Among those who live outside Massachusetts contributing to Tsongas was musician Don Henley, who gave $4,600. Henley lives in California.

Other Democrats in the race say they are holding their own in the fund-raising arena but are also focused on meeting with voters one to one to build support.

State Representative Barry Finegold has raised about $725,000 to date, including $414,000 in the past quarter, leaving him with $450,000 cash on hand for the final primary stretch.

A spokeswoman for Finegold said the money was a mix of smaller donations made online and larger contributions from longtime supporters.

"We're very pleased," Nairi Tashjian said. "We're hitting all our fund-raising goals. We're where we need to be to run an aggressive race and communicate with the Fifth District voters."

Veteran Lowell City Councilor Eileen Donoghue has raised $572,000, including a $325,000 loan she made to the campaign, and has $275,000 left in the bank.

The decision to shift from fund-raising mode to campaign mode was deliberate, according to the campaign.

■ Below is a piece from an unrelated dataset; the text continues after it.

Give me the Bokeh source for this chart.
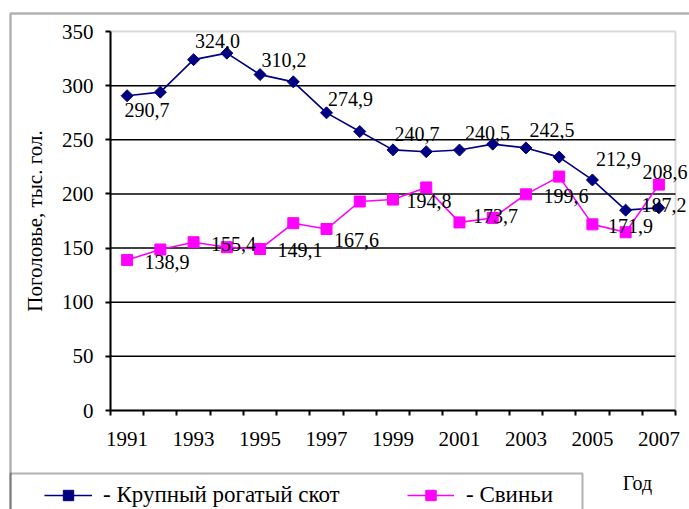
import numpy as np
from bokeh.plotting import figure
from bokeh.models import (Range1d, FixedTicker, ColumnDataSource, LabelSet, Legend,
                          LegendItem, BoxAnnotation, Label)
from bokeh.embed import file_html
from bokeh.resources import INLINE

# ---------------- data ----------------
years = list(range(1991, 2008))
cattle = [290.7, 294.0, 324.0, 330.0, 310.2, 303.5, 274.9, 257.6, 240.7,
          239.0, 240.5, 246.0, 242.5, 234.0, 212.9, 185.0, 187.2]
pigs = [138.9, 148.7, 155.4, 150.8, 149.1, 173.0, 167.6, 193.0, 194.8,
        206.0, 173.7, 177.8, 199.6, 216.0, 171.9, 164.6, 208.6]
labelled_years = [1991, 1993, 1995, 1997, 1999, 2001, 2003, 2005, 2007]
y_ticks = [0, 50, 100, 150, 200, 250, 300, 350]
series_names = ["- Крупный рогатый скот", "- Свиньи"]
y_title = "Поголовье, тыс. гол."
x_title = "Год"

# ---------------- layout / styles (pixels) ----------------
FONT = "'Liberation Serif', serif"
NAVY = "#000080"
MAGENTA = "#FF00FF"
W, H = 689, 509
PX_LEFT, PX_RIGHT, PX_TOP, PX_BOTTOM = 110, 675, 31, 410
cattle_dx = [20, 24, 24, 24, 24, 28, 26, 26, 5]
cattle_dy = [14.5, -19, -15, -14, -16, -17, -18, -21, -3]
pig_dx = [40, 40, 40, 30, 36, 36, 40, 38, 6]
pig_dy = [2, 2, 1, 11, 1, -6, 2, 2, -13]

x0, x1 = years[0] - 0.5, years[-1] + 0.5
y0, y1 = y_ticks[0], y_ticks[-1]
kx = (PX_RIGHT - PX_LEFT) / (x1 - x0)
ky = (PX_BOTTOM - PX_TOP) / (y1 - y0)
x_range = Range1d(x0 - PX_LEFT / kx, x1 + (W - PX_RIGHT) / kx)
y_range = Range1d(y0 - (H - PX_BOTTOM) / ky, y1 + PX_TOP / ky)

p = figure(width=W, height=H, output_backend="svg", toolbar_location=None,
           x_range=x_range, y_range=y_range,
           min_border_left=0, min_border_right=0, min_border_top=0,
           min_border_bottom=0)
p.background_fill_color = "white"
p.border_fill_color = "white"
p.outline_line_color = None
p.xgrid.grid_line_color = None
p.ygrid.grid_line_color = None

# plot-area border (gray), under the axes
p.add_layout(BoxAnnotation(left=x0, right=x1, bottom=y0, top=y1,
                           fill_alpha=0, line_color="#808080", line_width=2,
                           level="underlay"))

# horizontal gridlines, limited to the plot area
inner = y_ticks[1:-1]
p.segment(x0=[x0] * len(inner), x1=[x1] * len(inner), y0=inner, y1=inner,
          line_color="black", line_width=1.5)

# axes at fixed positions inside the canvas-sized frame
p.xaxis.fixed_location = y0
p.xaxis.bounds = (x0, x1)
p.xaxis.ticker = FixedTicker(ticks=labelled_years,
                             minor_ticks=[y - 0.5 for y in years] + [x1])
p.xaxis.major_tick_line_color = None
p.xaxis.major_tick_out = 0
p.xaxis.major_tick_in = 0
p.xaxis.minor_tick_line_color = "black"
p.xaxis.minor_tick_line_width = 2
p.xaxis.minor_tick_out = 5
p.xaxis.minor_tick_in = 0
p.xaxis.major_label_standoff = 16

p.yaxis.fixed_location = x0
p.yaxis.bounds = (y0, y1)
p.yaxis.ticker = FixedTicker(ticks=y_ticks)
p.yaxis.minor_tick_line_color = None
p.yaxis.major_tick_line_color = "black"
p.yaxis.major_tick_line_width = 2
p.yaxis.major_tick_out = 5
p.yaxis.major_tick_in = 0
p.yaxis.major_label_standoff = 12
p.yaxis.axis_label = y_title
p.yaxis.axis_label_text_font = FONT
p.yaxis.axis_label_text_font_size = "21px"
p.yaxis.axis_label_text_font_style = "normal"
p.yaxis.axis_label_text_color = "black"
p.yaxis.axis_label_standoff = 12
for ax in (p.xaxis, p.yaxis):
    ax.axis_line_color = "black"
    ax.axis_line_width = 2
    ax.major_label_text_font = FONT
    ax.major_label_text_font_size = "21px"
    ax.major_label_text_color = "black"

# series
l1 = p.line(years, cattle, line_color=NAVY, line_width=1.6)
s1 = p.scatter(years, cattle, marker="square", angle=np.pi / 4, size=8.5,
               fill_color=NAVY, line_color=NAVY)
l2 = p.line(years, pigs, line_color=MAGENTA, line_width=1.6)
s2 = p.scatter(years, pigs, marker="square", size=11,
               fill_color=MAGENTA, line_color=MAGENTA)

# data labels
def fmt(v):
    return f"{v:.1f}".replace(".", ",")

idx = [years.index(y) for y in labelled_years]
for vals, dx, dy in ((cattle, cattle_dx, cattle_dy), (pigs, pig_dx, pig_dy)):
    src = ColumnDataSource(dict(
        x=labelled_years, y=[vals[i] for i in idx],
        t=[fmt(vals[i]) for i in idx],
        dx=dx, dy=[-d for d in dy]))
    p.add_layout(LabelSet(x="x", y="y", text="t", source=src,
                          x_offset="dx", y_offset="dy",
                          text_align="center", text_baseline="middle",
                          text_font=FONT, text_font_size="20px",
                          text_color="black"))

# outer chart border and legend box (canvas pixels, top-down)
p.add_layout(BoxAnnotation(left=10, right=3000, top=13, bottom=3000,
                           left_units="canvas", right_units="canvas",
                           top_units="canvas", bottom_units="canvas",
                           fill_alpha=0, line_color="black", line_width=2.5))
p.add_layout(BoxAnnotation(left=10, right=582, top=473, bottom=3000,
                           left_units="canvas", right_units="canvas",
                           top_units="canvas", bottom_units="canvas",
                           fill_alpha=0, line_color="black", line_width=2))

# legend entries
for name, rends, vx, gw, st in ((series_names[0], [l1, s1], 44, 48, 11),
                                (series_names[1], [l2, s2], 407, 47, 12)):
    leg = Legend(items=[LegendItem(label=name, renderers=rends)],
                 location=(vx, 1), orientation="horizontal",
                 padding=0, margin=0, spacing=0,
                 background_fill_alpha=0, border_line_alpha=0,
                 glyph_width=gw, glyph_height=26, label_standoff=st,
                 label_height=26, label_text_font=FONT,
                 label_text_font_size="23px", label_text_color="black",
                 label_text_baseline="middle")
    p.add_layout(leg)

p.add_layout(Label(x=637, y=482, x_units="canvas", y_units="canvas",
                   text=x_title, text_align="center", text_baseline="middle",
                   text_font=FONT, text_font_size="20px", text_color="black"))

open("out.html", "w").write(file_html(p, INLINE))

"Eileen has chosen to spend more time engaging with voters talking about what's important to them," said campaign spokeswoman Amy Lambiaso, "To us it's a better strategy."

Calls to another candidate, state Representative James Miceli of Wilmington, were not returned yesterday.

The lone Republican in the race, retired Air Force Lieutenant Colonel James Ogonowski of Dracut -- the brother of an American Airlines pilot killed in the Sept. 11, 2001 terrorist attacks -- has raised $170,000 so far and has $115,000 on hand, spokesman Barney Keller said.

The Democratic primary is scheduled for Sept. 4. The general election is Oct. 16.

Tsongas has tried to build her fund-raising base in part by appealing to women. She raised $80,000 last month at a "Women for Niki" event.

And in a recent new release, the campaign said that a majority of her donations came from women "who have stepped forward to support Tsongas because they believe it's time to send the first woman from Massachusetts to Congress in 25 years."

During the 2006 election cycle, Emily's List endorsed 44 candidates for House, Senate, and gubernatorial seats and generated $11 million for them in contributions averaging under $100.

The group chose to endorse Tsongas over Donoghue because they thought Tsongas had better name recognition, a larger base of supporters, and a better chance of winning.

Whoever wins will fill the seat left vacant by the departure of Martin Meehan, who stepped down to become chancellor at the University of Massachusetts at Lowell.